DATA SHOWN
::::
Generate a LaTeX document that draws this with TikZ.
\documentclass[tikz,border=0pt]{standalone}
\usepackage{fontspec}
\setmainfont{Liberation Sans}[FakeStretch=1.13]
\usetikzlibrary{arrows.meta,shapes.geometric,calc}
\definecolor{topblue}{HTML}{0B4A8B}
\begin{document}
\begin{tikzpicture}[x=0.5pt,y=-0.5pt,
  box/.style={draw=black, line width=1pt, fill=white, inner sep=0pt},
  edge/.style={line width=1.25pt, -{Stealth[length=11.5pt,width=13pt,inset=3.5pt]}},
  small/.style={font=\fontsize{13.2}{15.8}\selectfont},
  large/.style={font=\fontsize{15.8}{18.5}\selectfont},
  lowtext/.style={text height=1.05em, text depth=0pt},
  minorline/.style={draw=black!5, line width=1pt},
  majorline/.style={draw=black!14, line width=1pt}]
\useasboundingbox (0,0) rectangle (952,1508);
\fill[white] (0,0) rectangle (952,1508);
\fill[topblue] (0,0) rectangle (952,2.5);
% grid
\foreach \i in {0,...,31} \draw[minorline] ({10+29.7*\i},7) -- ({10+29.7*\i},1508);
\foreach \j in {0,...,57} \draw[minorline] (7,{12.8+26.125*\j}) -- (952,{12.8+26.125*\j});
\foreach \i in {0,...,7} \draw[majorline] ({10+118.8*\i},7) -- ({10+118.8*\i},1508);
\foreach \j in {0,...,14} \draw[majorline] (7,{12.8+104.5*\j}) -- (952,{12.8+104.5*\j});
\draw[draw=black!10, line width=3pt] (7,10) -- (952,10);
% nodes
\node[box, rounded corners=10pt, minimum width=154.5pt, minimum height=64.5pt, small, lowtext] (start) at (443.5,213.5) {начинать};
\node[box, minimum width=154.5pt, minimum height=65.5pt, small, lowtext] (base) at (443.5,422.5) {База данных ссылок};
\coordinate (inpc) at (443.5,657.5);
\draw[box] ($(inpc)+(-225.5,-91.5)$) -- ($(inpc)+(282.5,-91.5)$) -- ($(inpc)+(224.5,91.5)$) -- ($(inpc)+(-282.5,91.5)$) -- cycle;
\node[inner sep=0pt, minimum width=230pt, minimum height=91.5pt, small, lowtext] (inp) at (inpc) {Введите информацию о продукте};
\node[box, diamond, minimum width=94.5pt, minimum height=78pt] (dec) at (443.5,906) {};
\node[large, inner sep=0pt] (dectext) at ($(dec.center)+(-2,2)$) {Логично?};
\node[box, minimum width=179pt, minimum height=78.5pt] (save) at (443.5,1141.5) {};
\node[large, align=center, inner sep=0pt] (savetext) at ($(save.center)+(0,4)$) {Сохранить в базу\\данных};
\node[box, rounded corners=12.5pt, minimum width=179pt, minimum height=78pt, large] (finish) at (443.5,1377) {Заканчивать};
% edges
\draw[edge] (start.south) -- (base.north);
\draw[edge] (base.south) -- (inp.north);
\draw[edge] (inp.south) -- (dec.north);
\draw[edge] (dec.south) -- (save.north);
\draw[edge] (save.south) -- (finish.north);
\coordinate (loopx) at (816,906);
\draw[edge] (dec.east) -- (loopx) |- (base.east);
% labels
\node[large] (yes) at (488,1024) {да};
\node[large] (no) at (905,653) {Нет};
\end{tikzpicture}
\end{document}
::::
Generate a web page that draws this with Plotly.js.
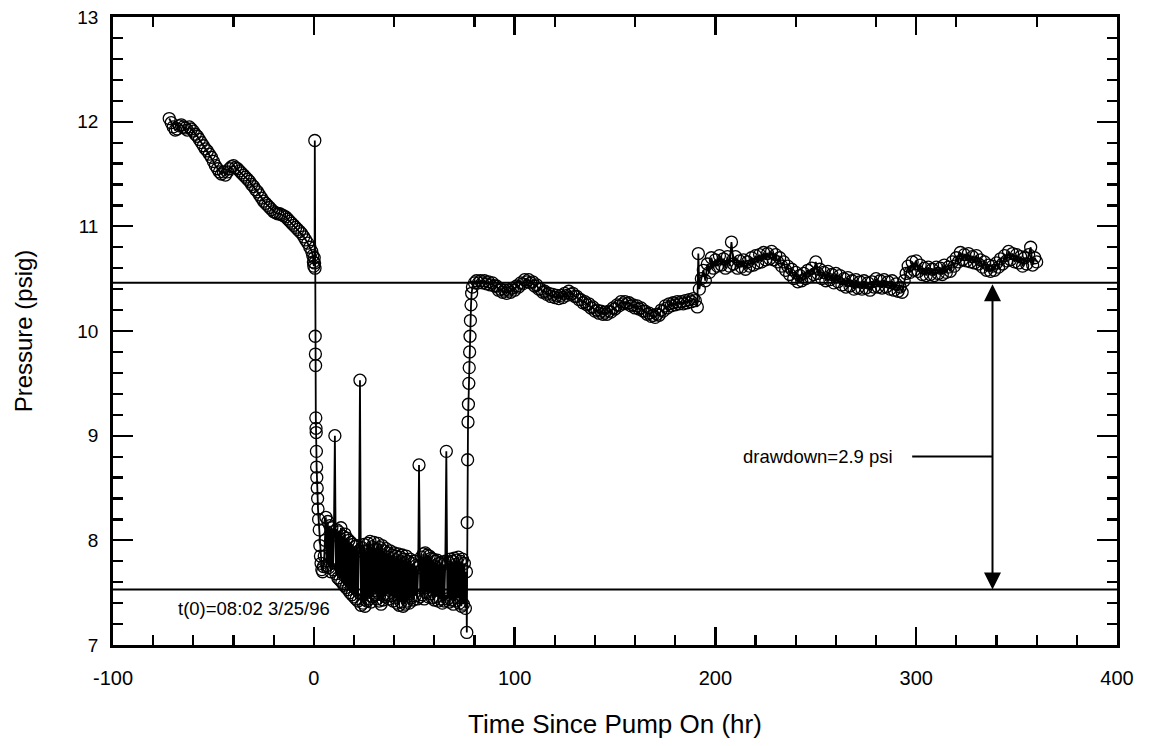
::::
EXERCISE
Select every line in the material above where the string "this" occurs, and copy it.

EXERCISE OUTPUT
Generate a LaTeX document that draws this with TikZ.
Generate a web page that draws this with Plotly.js.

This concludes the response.